India’s smart tycoons are the `knockout punch’ against China

By Gurmukh Singh, IANS,

Toronto : Heaping praise on India’s billionaire business leaders, a major Canadian newspaper said Wednesday that they could take India ahead of China in the battle for economic supremacy in the 21st century.

In the Globe and Mail, which is the most respected Canadian newspaper, columnist Marcus Gee said the genius of its business leaders will be India’s “knockout punch in the title bout of 21st century business”.

It said that though China was way ahead of India in exports, infrastructure development, foreign investment and energy consumption, India might surpass it in the long run because of its “smart, ambitious, and forward-looking” business leaders.

Thanks to their genius, it said, India, which was an “economic washout” just two decades ago, now has more billionaires than Japan.

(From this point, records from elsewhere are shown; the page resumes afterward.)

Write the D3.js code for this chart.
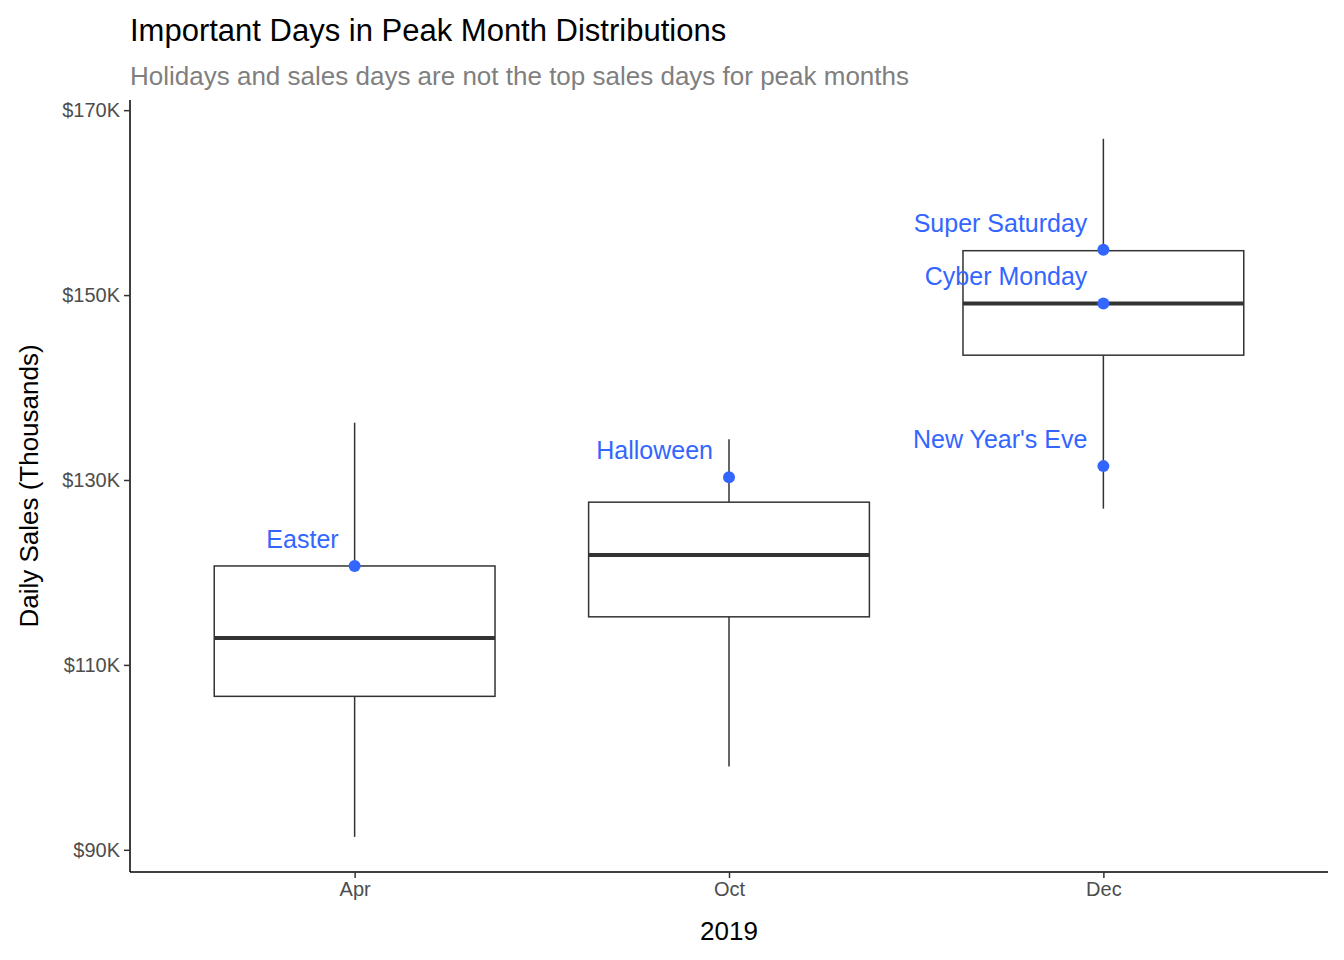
<!DOCTYPE html>
<html lang="en">
<head>
<meta charset="UTF-8">
<title>Important Days in Peak Month Distributions</title>
<script src="https://cdnjs.cloudflare.com/ajax/libs/d3/7.8.5/d3.min.js"></script>
<style>
    body { margin: 0; background: white; font-family: "Liberation Sans", Arial, sans-serif; }
</style>
</head>
<body>
<svg id="chart" width="1344" height="960"></svg>
<script>
    // Data (thousands of dollars)
    const months = ["Apr", "Oct", "Dec"];
    const whiskerLow = [91.4, 99.0, 126.9];
    const q1 = [106.6, 115.2, 143.5];
    const median = [112.9, 121.9, 149.1];
    const q3 = [120.7, 127.6, 154.8];
    const whiskerHigh = [136.2, 134.4, 166.9];

    const eventNames = ["Easter", "Halloween", "Super Saturday", "Cyber Monday", "New Year's Eve"];
    const eventMonths = ["Apr", "Oct", "Dec", "Dec", "Dec"];
    const eventSales = [120.7, 130.3, 154.9, 149.1, 131.5];

    const yTicks = [90, 110, 130, 150, 170];

    const svg = d3.select("#chart");
    const margin = {top: 100, right: 16, bottom: 88, left: 130};
    const width = 1344, height = 960;

    const x = d3.scalePoint()
        .domain(months)
        .range([margin.left, width - margin.right])
        .padding(0.6);
    const y = d3.scaleLinear()
        .domain([87.6, 171.1])
        .range([height - margin.bottom, margin.top]);

    const boxW = x.step() * 0.75;

    // Axes
    const yAxis = svg.append("g")
        .attr("transform", `translate(${margin.left},0)`)
        .call(d3.axisLeft(y).tickValues(yTicks).tickFormat(d => "$" + d + "K").tickSize(6).tickPadding(4));
    const xAxis = svg.append("g")
        .attr("transform", `translate(0,${height - margin.bottom})`)
        .call(d3.axisBottom(x).tickSize(6).tickPadding(4));
    [yAxis, xAxis].forEach(g => {
        g.select(".domain").attr("stroke", "black").attr("stroke-width", 1.5);
        g.selectAll(".tick line").attr("stroke", "#333").attr("stroke-width", 1.5);
        g.selectAll(".tick text").attr("fill", "#4d4d4d").style("font-size", "20px")
            .style("font-family", "Liberation Sans, Arial, sans-serif");
    });
    // keep the axis lines flush with the panel
    yAxis.select(".domain").attr("d", `M0,${margin.top}V${height - margin.bottom}`);
    xAxis.select(".domain").attr("d", `M${margin.left},0H${width - margin.right}`);

    // Boxes
    const boxes = svg.append("g").selectAll("g").data(months).enter().append("g");
    boxes.append("line")
        .attr("x1", d => x(d)).attr("x2", d => x(d))
        .attr("y1", (d, i) => y(whiskerHigh[i])).attr("y2", (d, i) => y(q3[i]))
        .attr("stroke", "#333").attr("stroke-width", 1.5);
    boxes.append("line")
        .attr("x1", d => x(d)).attr("x2", d => x(d))
        .attr("y1", (d, i) => y(q1[i])).attr("y2", (d, i) => y(whiskerLow[i]))
        .attr("stroke", "#333").attr("stroke-width", 1.5);
    boxes.append("rect")
        .attr("x", d => x(d) - boxW / 2).attr("width", boxW)
        .attr("y", (d, i) => y(q3[i])).attr("height", (d, i) => y(q1[i]) - y(q3[i]))
        .attr("fill", "white").attr("stroke", "#333").attr("stroke-width", 1.5);
    boxes.append("line")
        .attr("x1", d => x(d) - boxW / 2).attr("x2", d => x(d) + boxW / 2)
        .attr("y1", (d, i) => y(median[i])).attr("y2", (d, i) => y(median[i]))
        .attr("stroke", "#333").attr("stroke-width", 4);

    // Event points and labels
    const ev = svg.append("g").selectAll("g").data(eventNames).enter().append("g");
    ev.append("circle")
        .attr("cx", (d, i) => x(eventMonths[i])).attr("cy", (d, i) => y(eventSales[i]))
        .attr("r", 6).attr("fill", "#3366FF");
    ev.append("text")
        .attr("x", (d, i) => x(eventMonths[i]) - 16).attr("y", (d, i) => y(eventSales[i]) - 18)
        .attr("text-anchor", "end").attr("fill", "#3366FF").style("font-size", "25px")
        .text(d => d);

    // Titles
    svg.append("text").attr("x", 130).attr("y", 41).style("font-size", "31px").attr("fill", "black")
        .text("Important Days in Peak Month Distributions");
    svg.append("text").attr("x", 130).attr("y", 85).style("font-size", "26px").attr("fill", "#7f7f7f")
        .text("Holidays and sales days are not the top sales days for peak months");
    svg.append("text").attr("x", x("Oct")).attr("y", 940).attr("text-anchor", "middle")
        .style("font-size", "26px").text("2019");
    svg.append("text").attr("transform", `translate(38,${(margin.top + height - margin.bottom) / 2}) rotate(-90)`)
        .attr("text-anchor", "middle").style("font-size", "26px").text("Daily Sales (Thousands)");
</script>
</body>
</html>
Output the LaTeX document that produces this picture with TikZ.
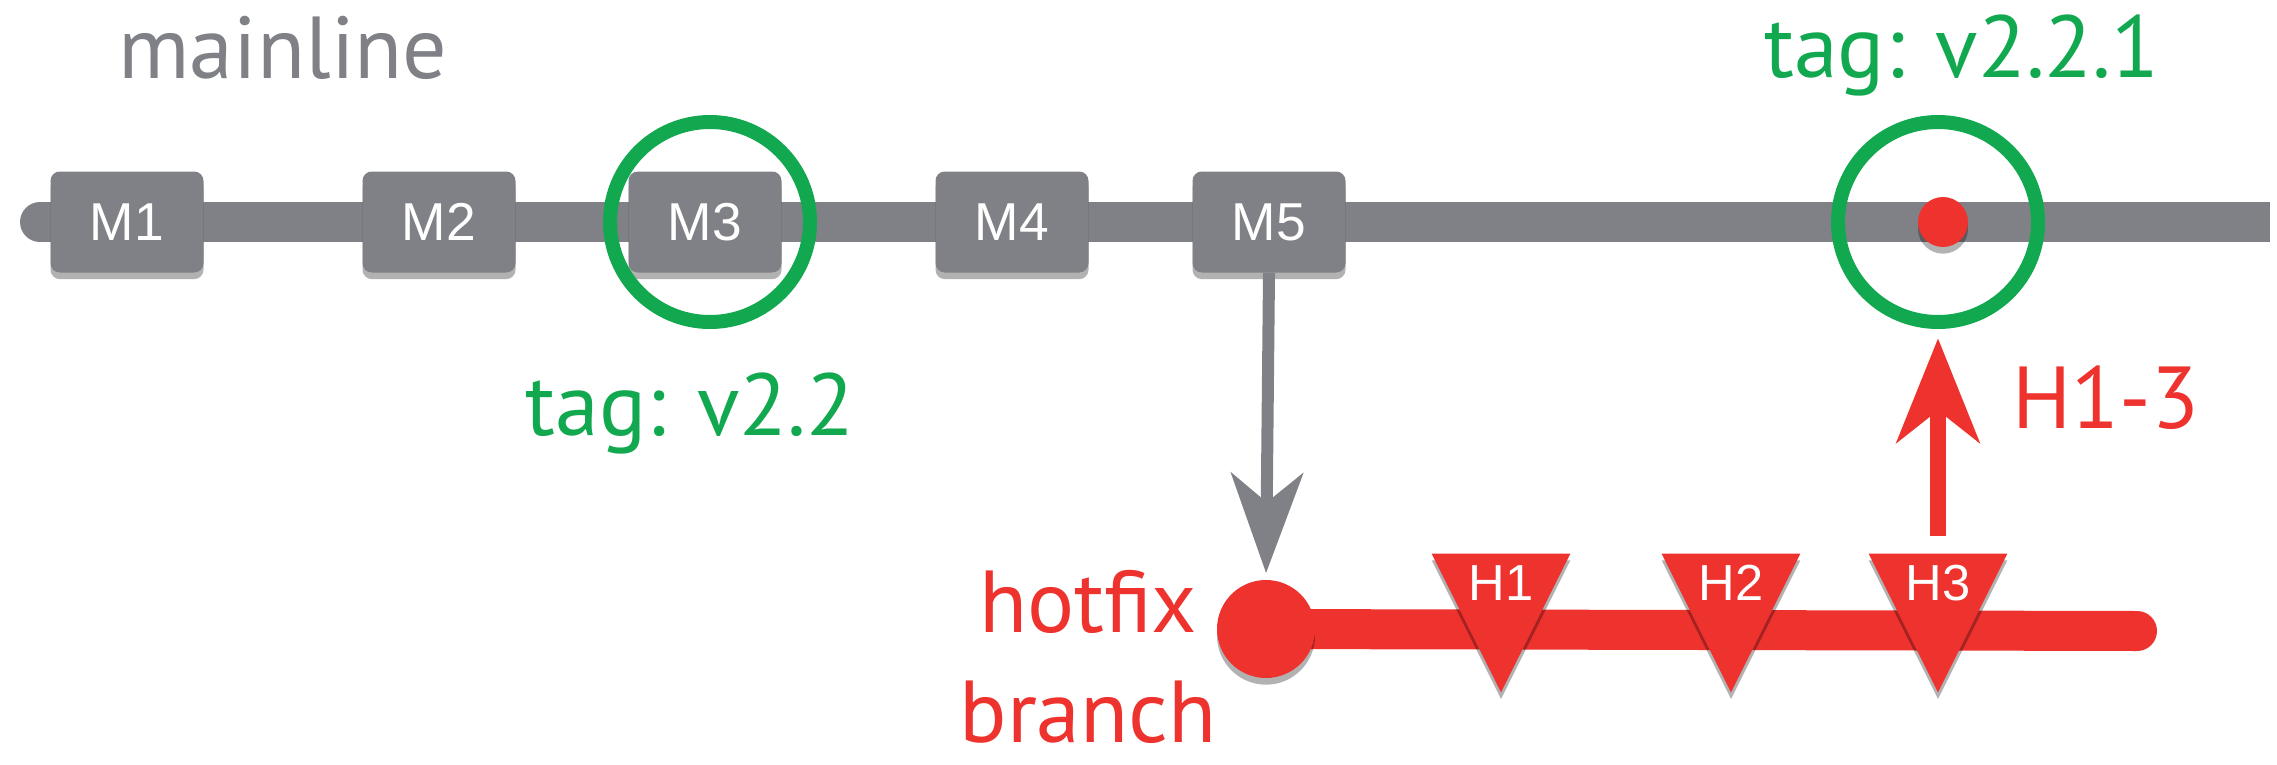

“India has 53, up from 34 the year before. Four Indian billionaires are on the Top 10 list of the world’s richest people, more than any other country can claim.”

The newspaper said Indians were now accumulating money faster than the Japanese did in the 1980s and the Chinese in the 1990s.

Citing how Mukesh Ambani gifted his wife Neena an Airbus worth $60 million on her 44th birthday, it said Indian business leaders were no longer shy to flaunt their wealth. Even more impressive than their wealth, it said, was their leadership of their companies.

“It’s the way they are taking their companies, and in the process their country, forward. The companies they are building are not just big, bold and brawny in the Chinese model, but smart, nimble and surprisingly modern,” it said.

Describing his meetings with Ratan Tata and Azim Premji, Globe and Mail columnist Marcuss Gee said: “With men like these behind them, India may land the last blow.”

Despite his great achievements – making the world’s cheapest car Nano, and acquiring Tetley Tea, the Anglo-Dutch steel company Corus and the British Jaguar and Land Rover brands, the columnist said Tata is not given to hyperbole.

“He doesn’t expect Tata to become a global brand like Sony or Coca-Cola.” But by producing the $2,500 Nano, he has set new standards in creativity, which “other companies are rushing to imitate, not just in India but around the world”.

Referring to the Tatas’ legendary honesty and strict business values, the newspaper quoted Ratan Tata as fearing that the group might abandon them once he was not on the scene.

“I think the day we do that we have lost everything,” he was quoted as saying.

Azim Premji came in for praise for his “vision of a bold, innovative, ethical company.”

Discipline and modernity are Wipro’s hallmarks, the columnist said.

Premji “encourages managers and employees to share all possible information with each other and to disagree openly with higher ups, something that goes against the grain in hierarchical India.

“He invests heavily in training and retraining, fosters innovation and excellence, rewards success with stock and other bonuses and keeps a tight rein on costs (managers fly economy and often stay in guest houses or company suites instead of hotels).

“The result is a lean, smart, progressive company that few in China could match and that many in North America might envy.”